President of the Province of Cagliari
- In office 7 January 1994 – 8 May 1995
- Preceded by: Eliseo Secci
- Succeeded by: Nicola Scano

Secretary of the Sardinian Action Party
- In office 1994–1995
- Preceded by: Giancarlo Acciaro
- Succeeded by: Lorenzo Palermo

Personal details
- Born: 17 January 1937 Codrongianos, Province of Sassari, Kingdom of Italy
- Died: 22 December 2022 (aged 85) Cagliari, Sardinia, Italy
- Party: Sardinian Action Party
- Profession: Teacher

= Cecilia Contu =

Italian politician (1937–2022)

Cecilia Contu (17 January 1937 – 22 December 2022) was an Italian politician and teacher. A member of the Sardinian Action Party, she served as president of the Province of Cagliari from January 1994 to May 1995, becoming the first woman to hold the office.

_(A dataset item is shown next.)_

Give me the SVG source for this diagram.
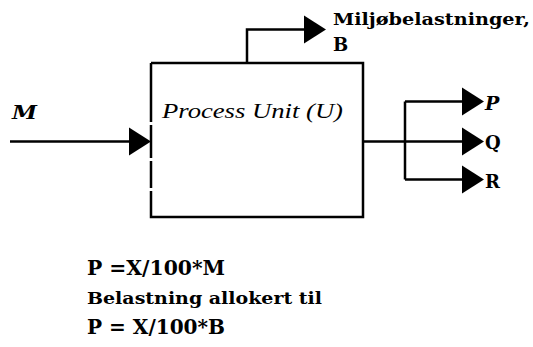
<svg xmlns="http://www.w3.org/2000/svg" width="533" height="347" viewBox="0 0 533 347">
<style>
.ln{fill:none;stroke:#000;stroke-width:2.5}
.ah{fill:#000}
.t{font-family:"DejaVu Serif","Liberation Serif",serif;font-weight:bold;fill:#000}
.it{font-family:"Liberation Serif",serif;font-style:italic;fill:#000}
</style>
<defs>
<path id="arrow" d="M-22,-14 L0,0 L-22,14 Z"/>
</defs>
<rect width="533" height="347" fill="#fff"/>
<g id="process-unit">
<path class="ln" d="M151,63 H363 V217 H151 V191 M151,188 V161 M151,158 V125 M151,122 V63"/>
<text class="it" x="162" y="118" font-size="20" textLength="181" lengthAdjust="spacingAndGlyphs">Process Unit (U)</text>
</g>
<g id="connectors">
<path class="ln" d="M10,141.5 H130"/>
<use href="#arrow" class="ah" x="151" y="141.5"/>
<path class="ln" d="M247,63 V29.5 H306"/>
<use href="#arrow" class="ah" x="326" y="29.5"/>
<path class="ln" d="M363,141.5 H464 M405,101.5 V179.5 M405,101.5 H464 M405,179.5 H464"/>
<use href="#arrow" class="ah" x="484" y="101.5"/>
<use href="#arrow" class="ah" x="484" y="141.5"/>
<use href="#arrow" class="ah" x="484" y="179.5"/>
</g>
<g id="label-M"><text class="t" x="12" y="119" font-size="18" font-style="italic" textLength="25" lengthAdjust="spacingAndGlyphs">M</text></g>
<g id="label-B">
<text class="t" x="333" y="25" font-size="17" textLength="197" lengthAdjust="spacingAndGlyphs">Miljøbelastninger,</text>
<text class="t" x="333" y="51" font-size="18">B</text>
</g>
<g id="label-P"><text class="t" x="485" y="110" font-size="19" font-style="italic">P</text></g>
<g id="label-Q"><text class="t" x="485" y="149" font-size="18">Q</text></g>
<g id="label-R"><text class="t" x="485" y="188" font-size="18">R</text></g>
<g id="formulas">
<text class="t" x="87" y="275" font-size="20" textLength="138" lengthAdjust="spacingAndGlyphs">P =X/100*M</text>
<text class="t" x="87" y="304" font-size="17" textLength="235" lengthAdjust="spacingAndGlyphs">Belastning allokert til</text>
<text class="t" x="87" y="334" font-size="20" textLength="138" lengthAdjust="spacingAndGlyphs">P = X/100*B</text>
</g>
</svg>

Contu was the daughter of Anselmo Contu, a sardist politician and the first president of the Regional Council of Sardinia. She served as provincial assessor for the environment from 1985 to 1990 and as national secretary of the Sardinian Action Party from 1994 to 1995.

Contu died in Cagliari on 22 December 2022, at the age of 85.